### Task objective
Retype only what runs from the first line of the listing to the line holding "nextDay, after7Days, afterMonth];", both included. Do not retype the pictures.

══ Data

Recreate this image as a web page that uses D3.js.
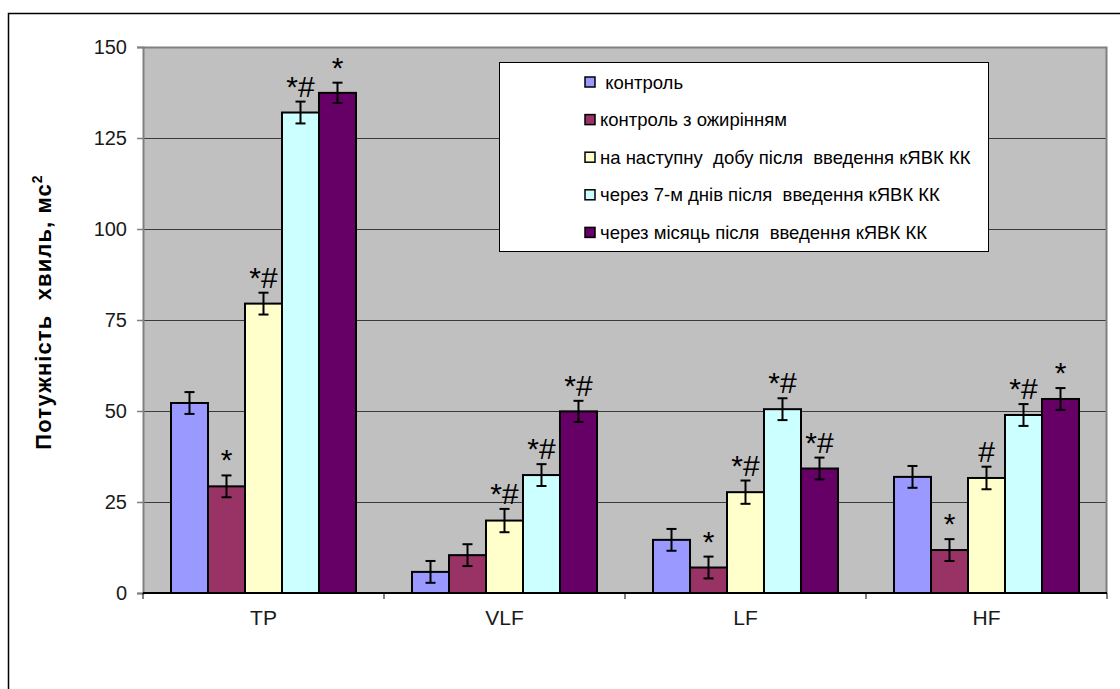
<!DOCTYPE html>
<html>
<head>
<meta charset="utf-8">
<script src="https://cdn.jsdelivr.net/npm/d3@7"></script>
<style>
  html, body { margin: 0; padding: 0; background: #fff; }
  svg { display: block; font-family: "Liberation Sans", Arial, sans-serif; }
</style>
</head>
<body>
<svg id="chart" width="1120" height="689"></svg>
<script>
// Wave power by HRV spectral band, five study groups
const categories = ["TP", "VLF", "LF", "HF"];
const seriesNames = [
  " контроль",
  "контроль з ожирінням",
  "на наступну  добу після  введення кЯВК КК",
  "через 7-м днів після  введення кЯВК КК",
  "через місяць після  введення кЯВК КК"
];
const seriesColors = ["#9999FF", "#993366", "#FFFFCC", "#CCFFFF", "#660066"];

// mean values per series, in category order TP, VLF, LF, HF
const control        = [52.2, 5.8, 14.6, 31.9];
const controlObese   = [29.3, 10.4, 7.0, 11.8];
const nextDay        = [79.5, 19.9, 27.7, 31.6];
const after7Days     = [132.0, 32.4, 50.5, 48.9];
const afterMonth     = [137.4, 49.9, 34.2, 53.3];
const seriesValues = [control, controlObese, nextDay, after7Days, afterMonth];

// error half-widths
const errControl      = [3, 3, 3, 3];
const errControlObese = [3, 3, 3, 3];
const errNextDay      = [3, 3.2, 3.2, 3.1];
const errAfter7Days   = [3, 3, 3, 3];
const errAfterMonth   = [2.8, 2.9, 3, 3];
const seriesErrors = [errControl, errControlObese, errNextDay, errAfter7Days, errAfterMonth];

// significance marks per series
const marksControl      = ["", "", "", ""];
const marksControlObese = ["*", "", "*", "*"];
const marksNextDay      = ["*#", "*#", "*#", "#"];
const marksAfter7Days   = ["*#", "*#", "*#", "*#"];
const marksAfterMonth   = ["*", "*#", "*#", "*"];
const seriesMarks = [marksControl, marksControlObese, marksNextDay, marksAfter7Days, marksAfterMonth];

const yTicks = [0, 25, 50, 75, 100, 125, 150];
const yTitle = "Потужність  хвиль, мс";

const svg = d3.select("#chart");

// outer frame
svg.append("rect")
  .attr("x", 8.5).attr("y", 13.5)
  .attr("width", 1130).attr("height", 700)
  .attr("fill", "none").attr("stroke", "#000").attr("stroke-width", 1.5);

const plot = { left: 143, right: 1107, top: 47, bottom: 593 };

const y = d3.scaleLinear().domain([0, 150]).range([plot.bottom, plot.top]);
const x0 = d3.scaleBand().domain(categories).range([plot.left, plot.right]).padding(0);
const x1 = d3.scaleBand().domain(d3.range(seriesNames.length))
  .range([0, x0.bandwidth()]).paddingInner(0).paddingOuter(0.757);

// plot background
svg.append("rect")
  .attr("x", plot.left).attr("y", plot.top)
  .attr("width", plot.right - plot.left).attr("height", plot.bottom - plot.top)
  .attr("fill", "#C0C0C0");

// horizontal gridlines
svg.append("g").selectAll("line")
  .data(yTicks.filter(t => t > 0 && t < 150))
  .join("line")
  .attr("x1", plot.left).attr("x2", plot.right)
  .attr("y1", d => Math.round(y(d)) + 0.5).attr("y2", d => Math.round(y(d)) + 0.5)
  .attr("stroke", "#3a3a3a").attr("stroke-width", 1.2);

// top and right frame of plot area
svg.append("path")
  .attr("d", `M${plot.left},${plot.top + 0.5}H${plot.right - 0.5}V${plot.bottom}`)
  .attr("fill", "none").attr("stroke", "#808080").attr("stroke-width", 2);

// bars
const groups = svg.append("g").selectAll("g")
  .data(categories)
  .join("g")
  .attr("transform", d => `translate(${x0(d)},0)`);

const barData = (c, ci) => seriesValues.map((vals, si) => ({
  si, value: vals[ci], err: seriesErrors[si][ci], mark: seriesMarks[si][ci]
}));

groups.selectAll("rect")
  .data((c, ci) => barData(c, ci))
  .join("rect")
  .attr("x", d => x1(d.si))
  .attr("y", d => y(d.value))
  .attr("width", x1.bandwidth())
  .attr("height", d => y(0) - y(d.value))
  .attr("fill", d => seriesColors[d.si])
  .attr("stroke", "#000").attr("stroke-width", 2);

// error bars
const eb = groups.selectAll("g.err")
  .data((c, ci) => barData(c, ci))
  .join("g").attr("class", "err")
  .attr("stroke", "#000").attr("stroke-width", 2);
eb.append("line")
  .attr("x1", d => x1(d.si) + x1.bandwidth() / 2).attr("x2", d => x1(d.si) + x1.bandwidth() / 2)
  .attr("y1", d => y(d.value + d.err)).attr("y2", d => y(d.value - d.err));
eb.append("line")
  .attr("x1", d => x1(d.si) + x1.bandwidth() / 2 - 5).attr("x2", d => x1(d.si) + x1.bandwidth() / 2 + 5)
  .attr("y1", d => y(d.value + d.err)).attr("y2", d => y(d.value + d.err));
eb.append("line")
  .attr("x1", d => x1(d.si) + x1.bandwidth() / 2 - 5).attr("x2", d => x1(d.si) + x1.bandwidth() / 2 + 5)
  .attr("y1", d => y(d.value - d.err)).attr("y2", d => y(d.value - d.err));

// significance marks
groups.selectAll("text.mark")
  .data((c, ci) => barData(c, ci).filter(d => d.mark))
  .join("text").attr("class", "mark")
  .attr("x", d => x1(d.si) + x1.bandwidth() / 2)
  .attr("y", d => y(d.value + d.err) - 5)
  .attr("text-anchor", "middle")
  .attr("font-size", 30)
  .attr("fill", "#000")
  .text(d => d.mark);

// y axis
const yAxis = d3.axisLeft(y).tickValues(yTicks).tickSize(6).tickPadding(10);
const gy = svg.append("g").attr("transform", `translate(${plot.left},0)`).call(yAxis);
gy.select(".domain").attr("stroke", "#808080").attr("stroke-width", 2);
gy.selectAll(".tick line").attr("stroke", "#808080").attr("stroke-width", 1.5);
gy.selectAll(".tick text")
  .attr("font-size", 20).attr("fill", "#1a1a1a")
  .attr("font-family", "'Liberation Sans', Arial, sans-serif");

// x axis
const xAxis = d3.axisBottom(x0).tickSize(0).tickPadding(0);
const gx = svg.append("g").attr("transform", `translate(0,${plot.bottom})`).call(xAxis);
gx.select(".domain").remove();
gx.selectAll(".tick text")
  .attr("y", 32).attr("dy", 0)
  .attr("font-size", 21).attr("fill", "#1a1a1a")
  .attr("font-family", "'Liberation Sans', Arial, sans-serif");
svg.append("line")
  .attr("x1", plot.left).attr("x2", plot.right)
  .attr("y1", plot.bottom).attr("y2", plot.bottom)
  .attr("stroke", "#000").attr("stroke-width", 2);
const boundaries = categories.map(c => x0(c)).concat([plot.right]);
svg.append("g").selectAll("line")
  .data(boundaries)
  .join("line")
  .attr("x1", d => d).attr("x2", d => d)
  .attr("y1", plot.bottom).attr("y2", plot.bottom + 6)
  .attr("stroke", "#000").attr("stroke-width", 1);

// y title
const yt = svg.append("text")
  .attr("transform", "translate(51,312) rotate(-90)")
  .attr("text-anchor", "middle")
  .attr("font-size", 22).attr("font-weight", "bold").attr("fill", "#000")
  .attr("letter-spacing", 1.1)
  .style("white-space", "pre");
yt.append("tspan").text(yTitle);
yt.append("tspan").attr("dy", -9).attr("font-size", 14).text("2");

// legend
const legend = { x: 499, y: 62, w: 489, h: 189, rowY0: 82, rowStep: 37.6 };
svg.append("rect")
  .attr("x", legend.x + 0.5).attr("y", legend.y + 0.5)
  .attr("width", legend.w).attr("height", legend.h)
  .attr("fill", "#fff").attr("stroke", "#000").attr("stroke-width", 1);
const lg = svg.append("g").selectAll("g")
  .data(seriesNames)
  .join("g")
  .attr("transform", (d, i) => `translate(585,${legend.rowY0 + i * legend.rowStep})`);
lg.append("rect")
  .attr("x", 0).attr("y", -5).attr("width", 10).attr("height", 10)
  .attr("fill", (d, i) => seriesColors[i]).attr("stroke", "#000").attr("stroke-width", 1.5);
lg.append("text")
  .attr("x", 15).attr("y", 6.5)
  .attr("font-size", 18.5).attr("fill", "#000")
  .style("white-space", "pre")
  .text(d => d);
</script>
</body>
</html>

════

### Solution below
Recreate this image as a web page that uses D3.js.
<!DOCTYPE html>
<html>
<head>
<meta charset="utf-8">
<script src="https://cdn.jsdelivr.net/npm/d3@7"></script>
<style>
  html, body { margin: 0; padding: 0; background: #fff; }
  svg { display: block; font-family: "Liberation Sans", Arial, sans-serif; }
</style>
</head>
<body>
<svg id="chart" width="1120" height="689"></svg>
<script>
// Wave power by HRV spectral band, five study groups
const categories = ["TP", "VLF", "LF", "HF"];
const seriesNames = [
  " контроль",
  "контроль з ожирінням",
  "на наступну  добу після  введення кЯВК КК",
  "через 7-м днів після  введення кЯВК КК",
  "через місяць після  введення кЯВК КК"
];
const seriesColors = ["#9999FF", "#993366", "#FFFFCC", "#CCFFFF", "#660066"];

// mean values per series, in category order TP, VLF, LF, HF
const control        = [52.2, 5.8, 14.6, 31.9];
const controlObese   = [29.3, 10.4, 7.0, 11.8];
const nextDay        = [79.5, 19.9, 27.7, 31.6];
const after7Days     = [132.0, 32.4, 50.5, 48.9];
const afterMonth     = [137.4, 49.9, 34.2, 53.3];
const seriesValues = [control, controlObese, nextDay, after7Days, afterMonth];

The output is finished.